Monday, July 29, 2013
To Norway and Beyond!
It's been a week now in Norway, a place I'd never traveled to before. We flew into Oslo to meet and travel with Danish friends. Together we trained our way from Oslo to Bergen to spend a night there before we left the next day via first a fast boat then a smaller slower one heading to the largest glacier left in Europe.
One of the hardest things to get used to is telling time. It never really gets dark now and midnight is like around late twilight at home. Good thing the curtains are thick. The sun, I swear, greets you at about 4 am.
Norway is horrendously expensive compared to California but you KNOW it's expensive when the Danes complain too! My friend says oil changed everything. Probably. Everyone looks well fed, they have lovely homes and drive nice cars. Gone, at least till the oil runs dry, are those famously frugal Norwegians that settled the upper great plains. A lot came too. Over 800,000!
The weather until Sunday was straight out of the California play book. One day was 90°! Luckily I checked the weather the day before we left, added short sleeve shirts and a pair of shorts. To see the fjords in shimmering sunlight was breathtaking. To see two parts of the huge glacier, the blue ice creeping down the hillside left you stunned. We were told it rained everyday the week before.
I decided since I wouldn't have time to paint I would photograph. I wanted to record scenes that were breathtaking and rarely painted. The view from our 1894 hotel in Myrdal was stunning. Perched on a hill we could see houses, the fjord and the glaciers beyond. Don't you think it might rival Provence or the Italian coast? I definitely do.

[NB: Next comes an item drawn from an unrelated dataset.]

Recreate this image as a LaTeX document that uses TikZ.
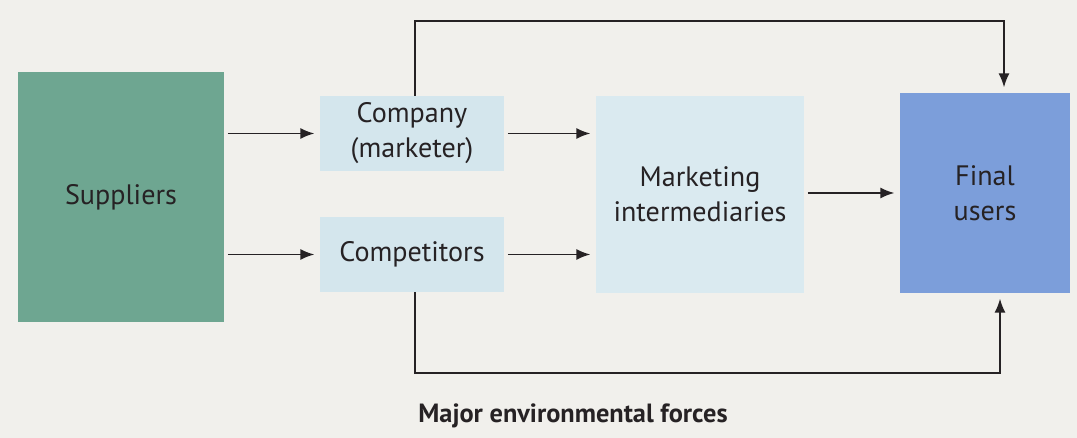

Myrdal is known as book town. Sellers have over 300,000 books for sale. To narrow my Rosemaling search (found out maling means painting in Norse) we asked tourist information and they pointed us to the stores with the most used craft books. Sure enough I found a spiral bound beauty in Norwegian AND English. Can't wait to try it.
I hoped to see more Rosemaling but have noticed the Norwegians are very proud of their past and things are often decorated. The chairs on a hotel balcony, a fireplace, a wall. So the quest continues! Today at a 1250 AD stave church we saw some in the church with more examples in the museum and modern pieces for sale in the gift shop. Items were not cheap selling for hundreds of dollars. I need to hone my skills!
Tomorrow we board a boat in Skein going up and down the locks. Then the ferry to Skagen where our Danish adventure begins.